Kaleidoscopic installations by Dutch artist Suzan Drummen are luminous, colourful and short-lived, like rainbows.
Suzan Drummen’s flashy floor installations initially hit you between the eyes with a ‘Rangoli-meets-Vegas’ kind of impression. The polychromatic, ornamental forms splattered on the floor and their pleasing symmetry is all too familiar to the Indian eye and yet Drummen is a Dutch artist occupied with examining the relationship between decorative and meaningful art.
From a top view, Drummen’s installations appear more as bright, reflective optical illusions. Come closer, or better still, view the installation from eye level, as many visitors prefer to, and you will come away struck by the many layers and sheer number of tiny crystals, beads, mirrors and chrome-metal surfaces that are manually arranged, piece by piece, to create the kaleidoscopic work.
The most amazing feature of the installation is the loose and free-standing nature of all the components and hence their vulnerability to attack from the environment. Drummen recalls, “Once there was a little baby who fell into the work, but then we immediately fixed it back. It is really important that everything is just loose on the floor, as it deals with vulnerability.”
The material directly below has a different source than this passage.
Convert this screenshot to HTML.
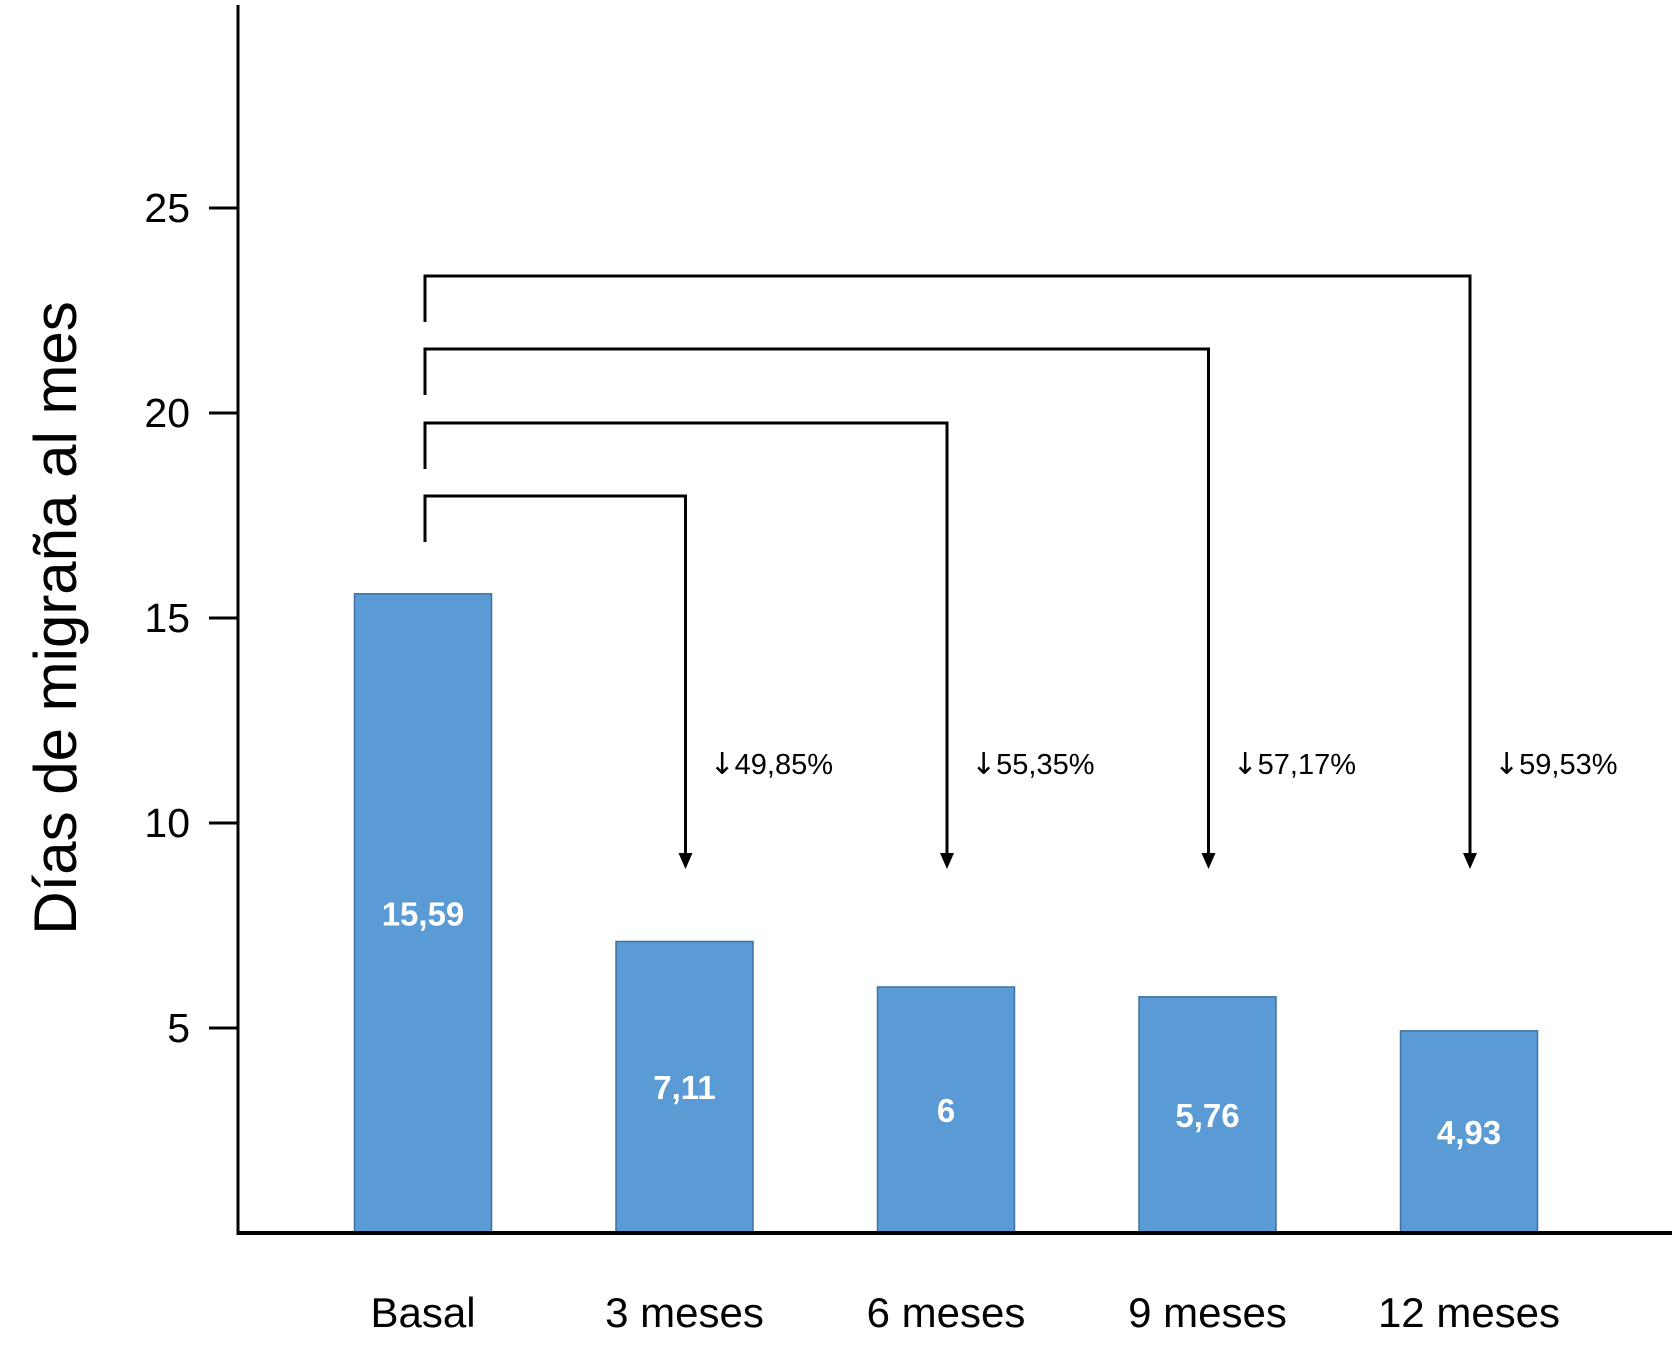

The Dutch artist’s preference for such kind of ephemeral art is fascinating especially since the installations are so labour-intensive and take two to three weeks to complete.
Interestingly, Drummen arrives at the site of installation without any detailed plan in mind and allows the design to grow organically. “I just start; I never make a plan. The work is very site specific and so for every space the work is different. It grows while working.” She starts laying out the installation without the help of any tracings or guide marks making us marvel at the perfect circles and precise symmetry.
The installations are labour-intensive and require Drummen to enlist the help of a few volunteers. “Usually I have a group of ten students to help me. They all like to help as it is not difficult, and in fact very exciting to do. After a while though your knees hurt…. and sometimes they have to redo things as I am not easy on them. It has to be very precise.”
During her student days, Drummen studied painting and monumental design at Kunstacademie Maastricht, but says she began working on temporary installations in earnest only in 2004.
Her own reaction to her first installation was one of amazement and discovery. “When you see this space with a convex lens, you will see it differently. In many convex lenses together, however, the view becomes staggering.
The reflections can no longer be ‘read’ by the eyes. Automatically the eyes focus differently in an attempt to see the whole. I am constantly studying this moment of simultaneously grasping and not grasping. The material helps me in doing this.”
In Drummen’s art, the circular form rules. She clarifies, “The circle is an open form. It invites one to come inside. Coming closer or looking at it sideways, you see that it is just material, there is no illusion. This is what I also want to show. Life as it is. The circle helps me and I can play with this form endlessly.”
When the time comes for the installation to be cleared and all the pieces put away, Drummen admits to feeling a tinge of sadness but then reasons by saying, “After a few weeks the mirrors become a little bit dusty and of course I cannot clean them whilst they are a part of the installation. So after a while I prefer to take away all the material, clean it and use it again in a new installation in another spot.”
There’s another significant reason why she continues to subscribe to the temporal experience. “When people see my work for the first time they always want to touch it. They move one little part, and then they get very excited when they realise that every part is just loose on the floor. The manual labour is so impressive that it becomes part of it all.”
Drummen’s art is full of contradictions: It is attractive yet also over the top; it is simple to look at but complex to create; it is randomly laid out yet very precise; it invites touch but also rejects it. And let’s not forget – now you see it, now you don’t.